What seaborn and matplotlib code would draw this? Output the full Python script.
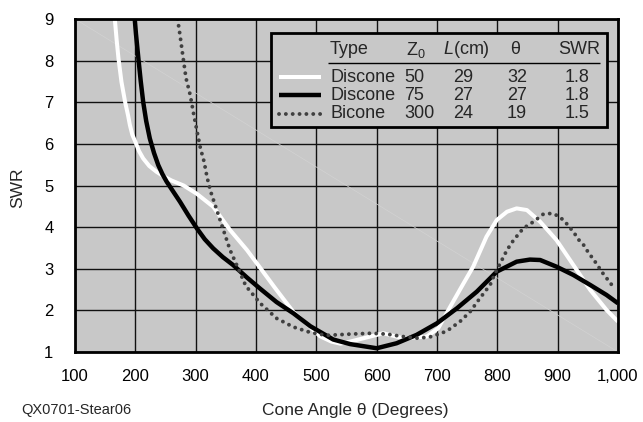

--

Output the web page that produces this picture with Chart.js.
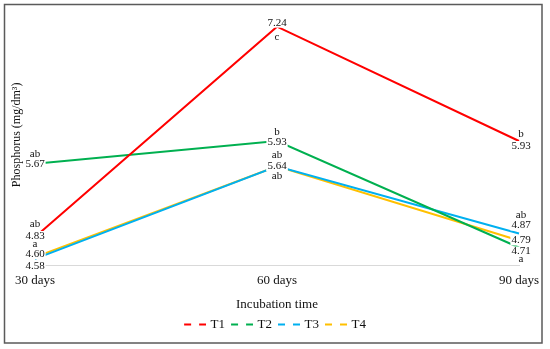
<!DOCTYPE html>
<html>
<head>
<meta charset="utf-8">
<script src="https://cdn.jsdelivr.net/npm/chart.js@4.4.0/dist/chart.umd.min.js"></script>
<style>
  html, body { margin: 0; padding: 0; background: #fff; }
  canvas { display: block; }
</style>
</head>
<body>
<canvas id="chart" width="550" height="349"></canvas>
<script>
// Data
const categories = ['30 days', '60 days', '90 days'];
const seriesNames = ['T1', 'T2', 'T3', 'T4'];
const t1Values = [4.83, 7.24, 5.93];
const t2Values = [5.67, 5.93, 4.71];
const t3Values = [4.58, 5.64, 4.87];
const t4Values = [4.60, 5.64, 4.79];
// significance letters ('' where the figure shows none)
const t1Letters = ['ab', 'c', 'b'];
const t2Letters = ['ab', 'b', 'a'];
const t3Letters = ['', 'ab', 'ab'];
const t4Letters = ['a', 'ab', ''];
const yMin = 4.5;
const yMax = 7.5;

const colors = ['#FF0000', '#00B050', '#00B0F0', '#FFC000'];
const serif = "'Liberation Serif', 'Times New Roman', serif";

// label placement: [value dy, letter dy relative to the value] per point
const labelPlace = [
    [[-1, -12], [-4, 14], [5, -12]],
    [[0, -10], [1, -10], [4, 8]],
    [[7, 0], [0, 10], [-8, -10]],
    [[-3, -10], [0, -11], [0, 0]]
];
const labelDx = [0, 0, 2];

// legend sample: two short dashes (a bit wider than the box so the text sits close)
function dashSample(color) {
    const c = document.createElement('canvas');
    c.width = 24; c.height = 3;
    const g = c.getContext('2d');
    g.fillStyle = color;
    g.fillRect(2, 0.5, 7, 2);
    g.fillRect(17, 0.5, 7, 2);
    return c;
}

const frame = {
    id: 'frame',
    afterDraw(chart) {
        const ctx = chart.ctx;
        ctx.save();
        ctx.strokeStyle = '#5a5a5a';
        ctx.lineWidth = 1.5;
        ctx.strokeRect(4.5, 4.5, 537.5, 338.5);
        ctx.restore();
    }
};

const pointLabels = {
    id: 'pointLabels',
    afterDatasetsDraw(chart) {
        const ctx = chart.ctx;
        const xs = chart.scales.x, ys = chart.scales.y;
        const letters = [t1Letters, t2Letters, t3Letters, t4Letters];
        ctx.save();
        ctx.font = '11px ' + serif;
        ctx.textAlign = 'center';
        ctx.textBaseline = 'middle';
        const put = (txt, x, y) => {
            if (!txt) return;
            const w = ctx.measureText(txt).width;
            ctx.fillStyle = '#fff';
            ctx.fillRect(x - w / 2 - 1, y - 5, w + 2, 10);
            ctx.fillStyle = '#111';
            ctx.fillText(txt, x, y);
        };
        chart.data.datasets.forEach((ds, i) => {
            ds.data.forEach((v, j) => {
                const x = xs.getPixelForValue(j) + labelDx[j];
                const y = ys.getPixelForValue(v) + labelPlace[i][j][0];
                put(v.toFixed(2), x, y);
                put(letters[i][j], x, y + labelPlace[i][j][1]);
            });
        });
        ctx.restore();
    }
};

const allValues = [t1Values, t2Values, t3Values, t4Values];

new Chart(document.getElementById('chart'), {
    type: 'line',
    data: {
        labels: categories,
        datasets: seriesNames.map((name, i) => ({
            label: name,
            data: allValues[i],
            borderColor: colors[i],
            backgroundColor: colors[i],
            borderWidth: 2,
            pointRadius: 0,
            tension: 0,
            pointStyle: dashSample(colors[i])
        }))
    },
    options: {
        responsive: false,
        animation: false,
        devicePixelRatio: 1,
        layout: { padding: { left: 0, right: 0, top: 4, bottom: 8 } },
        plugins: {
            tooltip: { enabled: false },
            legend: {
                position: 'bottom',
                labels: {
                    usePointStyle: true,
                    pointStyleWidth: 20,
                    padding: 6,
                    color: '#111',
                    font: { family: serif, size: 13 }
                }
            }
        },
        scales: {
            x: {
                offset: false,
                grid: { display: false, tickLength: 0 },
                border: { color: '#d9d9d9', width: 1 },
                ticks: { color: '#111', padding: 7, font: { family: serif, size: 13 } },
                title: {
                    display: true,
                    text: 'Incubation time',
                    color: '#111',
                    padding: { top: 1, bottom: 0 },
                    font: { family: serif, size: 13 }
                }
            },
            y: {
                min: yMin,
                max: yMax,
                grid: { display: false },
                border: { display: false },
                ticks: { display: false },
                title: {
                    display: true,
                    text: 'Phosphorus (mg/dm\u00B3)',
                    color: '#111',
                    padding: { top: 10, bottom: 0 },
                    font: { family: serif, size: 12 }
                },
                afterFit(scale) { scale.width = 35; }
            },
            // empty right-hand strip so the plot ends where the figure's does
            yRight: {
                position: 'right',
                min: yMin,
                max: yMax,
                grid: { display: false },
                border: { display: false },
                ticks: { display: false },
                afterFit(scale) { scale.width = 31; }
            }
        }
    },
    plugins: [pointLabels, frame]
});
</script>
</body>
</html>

* _Given task_:
Start at the line containing "Output the web" and stop at the line containing "Serif', 'Times New"; transcribe those lines exactly, skipping pictures.

* _Task solution_:
Output the web page that produces this picture with Chart.js.
<!DOCTYPE html>
<html>
<head>
<meta charset="utf-8">
<script src="https://cdn.jsdelivr.net/npm/chart.js@4.4.0/dist/chart.umd.min.js"></script>
<style>
  html, body { margin: 0; padding: 0; background: #fff; }
  canvas { display: block; }
</style>
</head>
<body>
<canvas id="chart" width="550" height="349"></canvas>
<script>
// Data
const categories = ['30 days', '60 days', '90 days'];
const seriesNames = ['T1', 'T2', 'T3', 'T4'];
const t1Values = [4.83, 7.24, 5.93];
const t2Values = [5.67, 5.93, 4.71];
const t3Values = [4.58, 5.64, 4.87];
const t4Values = [4.60, 5.64, 4.79];
// significance letters ('' where the figure shows none)
const t1Letters = ['ab', 'c', 'b'];
const t2Letters = ['ab', 'b', 'a'];
const t3Letters = ['', 'ab', 'ab'];
const t4Letters = ['a', 'ab', ''];
const yMin = 4.5;
const yMax = 7.5;

const colors = ['#FF0000', '#00B050', '#00B0F0', '#FFC000'];
const serif = "'Liberation Serif', 'Times New Roman', serif";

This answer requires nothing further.